Ульрих, герой романа, раздираемый противоречием между неопределенной широтой своих желаний и чувством пассивного «проживания» в качестве «человека без свойств», как и многие его сверстники, поначалу искал выход в «страстной памяти о героике барства, насилия и гонора»: «Он предавался великолепному пессимизму; ему казалось, что раз ремесло солдата есть такое острое и раскаленное орудие, то этим орудием надо сечь и резать мир ему же на благо»{103}. Потом он (как и сам Музиль) обратился к инженерному делу и философии. Но все попытки догнать свое время и пойти с ним в ногу ничего не изменили в его неспособности любить это время; «давно уже на всем, что он делал и испытывал, лежала печать неприязни, тень бессилия и одиночества, универсальная неприязнь, к которой он не находил дополнения в какой-то приязни»{104}.

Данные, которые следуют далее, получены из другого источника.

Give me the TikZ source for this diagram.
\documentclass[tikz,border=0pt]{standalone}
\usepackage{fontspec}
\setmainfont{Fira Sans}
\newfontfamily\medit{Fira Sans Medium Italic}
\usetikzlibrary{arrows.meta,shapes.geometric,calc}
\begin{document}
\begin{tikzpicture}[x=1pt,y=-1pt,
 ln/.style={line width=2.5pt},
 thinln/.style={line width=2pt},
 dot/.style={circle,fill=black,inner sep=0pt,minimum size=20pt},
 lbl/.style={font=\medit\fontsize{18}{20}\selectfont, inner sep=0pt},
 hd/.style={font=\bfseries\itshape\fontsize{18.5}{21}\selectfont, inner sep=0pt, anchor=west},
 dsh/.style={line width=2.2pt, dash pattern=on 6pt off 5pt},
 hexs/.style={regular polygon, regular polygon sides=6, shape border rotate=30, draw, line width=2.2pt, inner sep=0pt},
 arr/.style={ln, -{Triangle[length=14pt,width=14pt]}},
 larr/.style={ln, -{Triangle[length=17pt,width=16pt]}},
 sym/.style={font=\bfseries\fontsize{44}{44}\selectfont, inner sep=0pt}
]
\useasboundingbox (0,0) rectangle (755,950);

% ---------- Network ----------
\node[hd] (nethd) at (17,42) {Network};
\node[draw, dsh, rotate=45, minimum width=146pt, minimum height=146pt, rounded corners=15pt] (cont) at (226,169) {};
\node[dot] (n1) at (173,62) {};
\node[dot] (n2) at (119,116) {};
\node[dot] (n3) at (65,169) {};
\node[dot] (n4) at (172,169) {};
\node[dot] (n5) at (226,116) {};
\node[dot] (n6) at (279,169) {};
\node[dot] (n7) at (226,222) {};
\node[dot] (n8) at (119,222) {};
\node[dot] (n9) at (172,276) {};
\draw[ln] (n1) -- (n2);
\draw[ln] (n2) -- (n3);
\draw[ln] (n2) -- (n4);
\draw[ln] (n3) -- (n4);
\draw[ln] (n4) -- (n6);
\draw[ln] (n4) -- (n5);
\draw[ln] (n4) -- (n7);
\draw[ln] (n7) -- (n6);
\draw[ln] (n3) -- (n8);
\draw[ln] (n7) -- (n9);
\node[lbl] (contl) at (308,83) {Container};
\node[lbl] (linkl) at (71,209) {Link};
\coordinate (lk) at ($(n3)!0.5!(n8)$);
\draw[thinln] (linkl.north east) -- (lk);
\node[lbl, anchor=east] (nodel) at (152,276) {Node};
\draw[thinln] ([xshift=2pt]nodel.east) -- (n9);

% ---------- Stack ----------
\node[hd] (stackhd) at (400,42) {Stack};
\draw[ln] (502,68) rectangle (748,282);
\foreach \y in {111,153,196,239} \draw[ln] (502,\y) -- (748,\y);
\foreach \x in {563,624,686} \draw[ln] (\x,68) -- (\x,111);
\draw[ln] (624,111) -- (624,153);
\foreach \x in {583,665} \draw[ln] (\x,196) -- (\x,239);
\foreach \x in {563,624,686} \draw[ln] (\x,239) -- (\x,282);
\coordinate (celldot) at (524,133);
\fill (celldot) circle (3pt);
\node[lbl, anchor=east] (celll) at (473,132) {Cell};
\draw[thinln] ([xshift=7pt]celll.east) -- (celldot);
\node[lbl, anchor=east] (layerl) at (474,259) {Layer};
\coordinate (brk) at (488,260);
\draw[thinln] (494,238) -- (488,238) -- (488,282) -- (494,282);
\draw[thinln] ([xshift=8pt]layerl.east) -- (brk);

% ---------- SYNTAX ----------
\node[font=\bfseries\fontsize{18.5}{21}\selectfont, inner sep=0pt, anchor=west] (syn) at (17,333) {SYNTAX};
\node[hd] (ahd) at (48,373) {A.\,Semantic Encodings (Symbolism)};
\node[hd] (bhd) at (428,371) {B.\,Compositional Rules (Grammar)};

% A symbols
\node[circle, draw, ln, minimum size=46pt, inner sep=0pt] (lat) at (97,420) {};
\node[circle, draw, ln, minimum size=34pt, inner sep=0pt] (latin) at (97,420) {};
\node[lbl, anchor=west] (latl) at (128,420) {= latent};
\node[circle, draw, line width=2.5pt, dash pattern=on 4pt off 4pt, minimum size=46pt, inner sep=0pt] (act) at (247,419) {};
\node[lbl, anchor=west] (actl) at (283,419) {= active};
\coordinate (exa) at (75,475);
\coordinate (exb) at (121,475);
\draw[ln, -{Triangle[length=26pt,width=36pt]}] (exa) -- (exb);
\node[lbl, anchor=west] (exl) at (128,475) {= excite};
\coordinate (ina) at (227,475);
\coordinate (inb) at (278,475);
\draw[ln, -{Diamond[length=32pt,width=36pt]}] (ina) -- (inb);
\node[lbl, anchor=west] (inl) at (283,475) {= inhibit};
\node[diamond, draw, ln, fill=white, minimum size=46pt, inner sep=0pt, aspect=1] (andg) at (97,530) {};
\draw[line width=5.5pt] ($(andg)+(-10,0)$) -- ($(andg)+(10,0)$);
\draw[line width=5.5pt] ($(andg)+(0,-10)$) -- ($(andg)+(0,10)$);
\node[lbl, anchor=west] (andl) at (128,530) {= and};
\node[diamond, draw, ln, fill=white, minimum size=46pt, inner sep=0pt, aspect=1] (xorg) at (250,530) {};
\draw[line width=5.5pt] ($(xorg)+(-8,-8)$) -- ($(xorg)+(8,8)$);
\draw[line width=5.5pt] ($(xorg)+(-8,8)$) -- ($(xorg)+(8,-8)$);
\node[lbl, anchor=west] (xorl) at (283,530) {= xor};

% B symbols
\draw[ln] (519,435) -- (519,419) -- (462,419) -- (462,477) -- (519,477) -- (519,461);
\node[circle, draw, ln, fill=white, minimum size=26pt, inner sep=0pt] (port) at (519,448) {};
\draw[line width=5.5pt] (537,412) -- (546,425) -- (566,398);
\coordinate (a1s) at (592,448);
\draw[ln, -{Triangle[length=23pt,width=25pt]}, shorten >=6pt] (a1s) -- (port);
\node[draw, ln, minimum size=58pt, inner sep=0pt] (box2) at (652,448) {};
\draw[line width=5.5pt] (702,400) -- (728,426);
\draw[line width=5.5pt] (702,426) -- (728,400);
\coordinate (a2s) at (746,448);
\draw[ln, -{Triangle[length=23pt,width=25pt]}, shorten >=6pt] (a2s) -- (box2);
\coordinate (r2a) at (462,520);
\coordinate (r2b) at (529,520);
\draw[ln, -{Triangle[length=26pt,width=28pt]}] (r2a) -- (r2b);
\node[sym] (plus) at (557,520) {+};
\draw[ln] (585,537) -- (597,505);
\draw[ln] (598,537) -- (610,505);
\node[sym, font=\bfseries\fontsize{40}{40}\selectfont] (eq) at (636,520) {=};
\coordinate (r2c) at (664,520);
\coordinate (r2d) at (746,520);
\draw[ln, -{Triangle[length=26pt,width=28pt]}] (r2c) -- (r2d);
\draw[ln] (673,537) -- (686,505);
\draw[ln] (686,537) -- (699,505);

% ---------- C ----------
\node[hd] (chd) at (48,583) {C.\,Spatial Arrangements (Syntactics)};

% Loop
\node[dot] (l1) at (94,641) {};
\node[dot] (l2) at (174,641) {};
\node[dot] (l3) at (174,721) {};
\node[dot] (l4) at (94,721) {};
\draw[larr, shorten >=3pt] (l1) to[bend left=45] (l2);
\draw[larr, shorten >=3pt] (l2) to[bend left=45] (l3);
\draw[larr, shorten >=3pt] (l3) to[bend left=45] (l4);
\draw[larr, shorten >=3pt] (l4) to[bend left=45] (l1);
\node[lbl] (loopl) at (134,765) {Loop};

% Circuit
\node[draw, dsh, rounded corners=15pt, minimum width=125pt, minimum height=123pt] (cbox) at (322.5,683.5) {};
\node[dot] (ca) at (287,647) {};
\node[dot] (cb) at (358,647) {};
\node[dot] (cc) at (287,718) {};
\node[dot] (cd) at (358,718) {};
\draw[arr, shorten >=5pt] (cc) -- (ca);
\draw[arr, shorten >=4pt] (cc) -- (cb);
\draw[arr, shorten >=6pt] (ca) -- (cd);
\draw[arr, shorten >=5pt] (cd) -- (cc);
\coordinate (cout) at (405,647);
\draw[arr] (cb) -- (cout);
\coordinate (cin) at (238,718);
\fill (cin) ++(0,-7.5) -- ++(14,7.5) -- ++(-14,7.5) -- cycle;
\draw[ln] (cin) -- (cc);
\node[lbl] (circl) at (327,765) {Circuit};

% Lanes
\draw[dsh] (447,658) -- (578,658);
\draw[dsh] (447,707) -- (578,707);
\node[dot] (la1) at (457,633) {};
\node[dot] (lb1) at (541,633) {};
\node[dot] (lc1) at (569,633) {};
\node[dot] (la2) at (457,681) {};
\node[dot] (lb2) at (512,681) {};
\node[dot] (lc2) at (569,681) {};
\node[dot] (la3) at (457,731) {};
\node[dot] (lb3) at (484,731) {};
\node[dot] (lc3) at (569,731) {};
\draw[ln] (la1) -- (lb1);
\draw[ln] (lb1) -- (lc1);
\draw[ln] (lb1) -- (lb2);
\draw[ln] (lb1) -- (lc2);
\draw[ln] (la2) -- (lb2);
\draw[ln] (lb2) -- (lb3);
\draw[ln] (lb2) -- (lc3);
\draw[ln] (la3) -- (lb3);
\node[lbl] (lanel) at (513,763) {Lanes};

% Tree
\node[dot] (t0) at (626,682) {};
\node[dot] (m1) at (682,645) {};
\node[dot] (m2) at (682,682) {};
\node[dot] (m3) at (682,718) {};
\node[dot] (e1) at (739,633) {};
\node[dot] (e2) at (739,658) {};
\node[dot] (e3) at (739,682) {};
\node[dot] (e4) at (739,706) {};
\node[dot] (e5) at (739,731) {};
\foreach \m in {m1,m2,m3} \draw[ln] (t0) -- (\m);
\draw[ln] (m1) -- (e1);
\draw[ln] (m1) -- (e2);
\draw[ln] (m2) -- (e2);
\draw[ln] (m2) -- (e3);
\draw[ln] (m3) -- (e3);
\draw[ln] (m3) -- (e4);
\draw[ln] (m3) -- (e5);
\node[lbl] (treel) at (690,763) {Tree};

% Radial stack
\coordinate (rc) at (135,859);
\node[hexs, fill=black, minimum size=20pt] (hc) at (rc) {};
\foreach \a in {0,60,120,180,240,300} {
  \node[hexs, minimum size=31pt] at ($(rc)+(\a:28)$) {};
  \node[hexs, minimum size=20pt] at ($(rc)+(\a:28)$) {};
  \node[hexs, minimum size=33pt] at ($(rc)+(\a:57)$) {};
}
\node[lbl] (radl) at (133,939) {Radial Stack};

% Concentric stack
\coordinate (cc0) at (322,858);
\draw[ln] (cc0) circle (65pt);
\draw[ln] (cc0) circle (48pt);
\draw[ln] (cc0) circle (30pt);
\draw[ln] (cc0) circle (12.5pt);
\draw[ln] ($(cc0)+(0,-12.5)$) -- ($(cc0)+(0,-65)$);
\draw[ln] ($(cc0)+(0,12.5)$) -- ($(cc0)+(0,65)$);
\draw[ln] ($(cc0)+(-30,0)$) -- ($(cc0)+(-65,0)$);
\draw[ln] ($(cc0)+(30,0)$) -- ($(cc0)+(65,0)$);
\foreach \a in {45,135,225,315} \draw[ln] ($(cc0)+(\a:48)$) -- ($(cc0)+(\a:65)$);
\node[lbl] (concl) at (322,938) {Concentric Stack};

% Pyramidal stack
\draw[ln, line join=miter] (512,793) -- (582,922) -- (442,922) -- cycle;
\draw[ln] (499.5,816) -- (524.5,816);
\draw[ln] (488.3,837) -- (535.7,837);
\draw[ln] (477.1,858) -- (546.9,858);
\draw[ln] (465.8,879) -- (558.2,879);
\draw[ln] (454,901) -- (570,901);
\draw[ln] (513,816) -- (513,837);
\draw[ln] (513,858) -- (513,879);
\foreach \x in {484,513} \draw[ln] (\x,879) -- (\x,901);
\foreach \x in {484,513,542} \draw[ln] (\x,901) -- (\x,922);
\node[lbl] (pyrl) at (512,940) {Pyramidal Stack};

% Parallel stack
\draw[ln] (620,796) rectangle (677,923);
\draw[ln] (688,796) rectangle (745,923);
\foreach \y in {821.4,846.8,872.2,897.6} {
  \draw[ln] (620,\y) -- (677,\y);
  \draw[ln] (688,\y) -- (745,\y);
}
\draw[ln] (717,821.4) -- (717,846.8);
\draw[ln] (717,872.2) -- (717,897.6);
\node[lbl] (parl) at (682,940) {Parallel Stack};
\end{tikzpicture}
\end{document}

Разумеется, действие романа Музиля разыгрывается в fin de siècle европейской культуры вообще и гибнущей «Какании» в частности, в которой «тоже существовал темп, но темп не слишком большой», но где как раз и «не было честолюбия мировой экономики и мирового господства»{105}. Германский рейх представлял поэтому прямую противоположность этой «Какании», на которую, надо заметить, он влиял как ближайший сосед и союзник (в романе его олицетворяет Арнхайм, т. е. Ратенау). Если в королевско-кайзеровской империи Франца-Иосифа речь, таким образом, идет о противоречии между абстрактной потенциальностью современной жизни и тайно контролирующей и тормозящей все жизненные проявления бюрократией, то в кайзеровской империи Вильгельма — о лихорадочной динамике реального развития, которое пусть и искажалось в силу прусско-начальнических анахронизмов, но все же в большей мере ускорялось, чем тормозилось. Именно поэтому люди в Германии на рубеже веков еще сильнее, чем в Австрии и других странах Европы, реагировали на все эти разломы рефлексом глубочайшего пессимизма и того атавистического «недовольства культурой», о котором позднее будет говорить Фрейд{106}.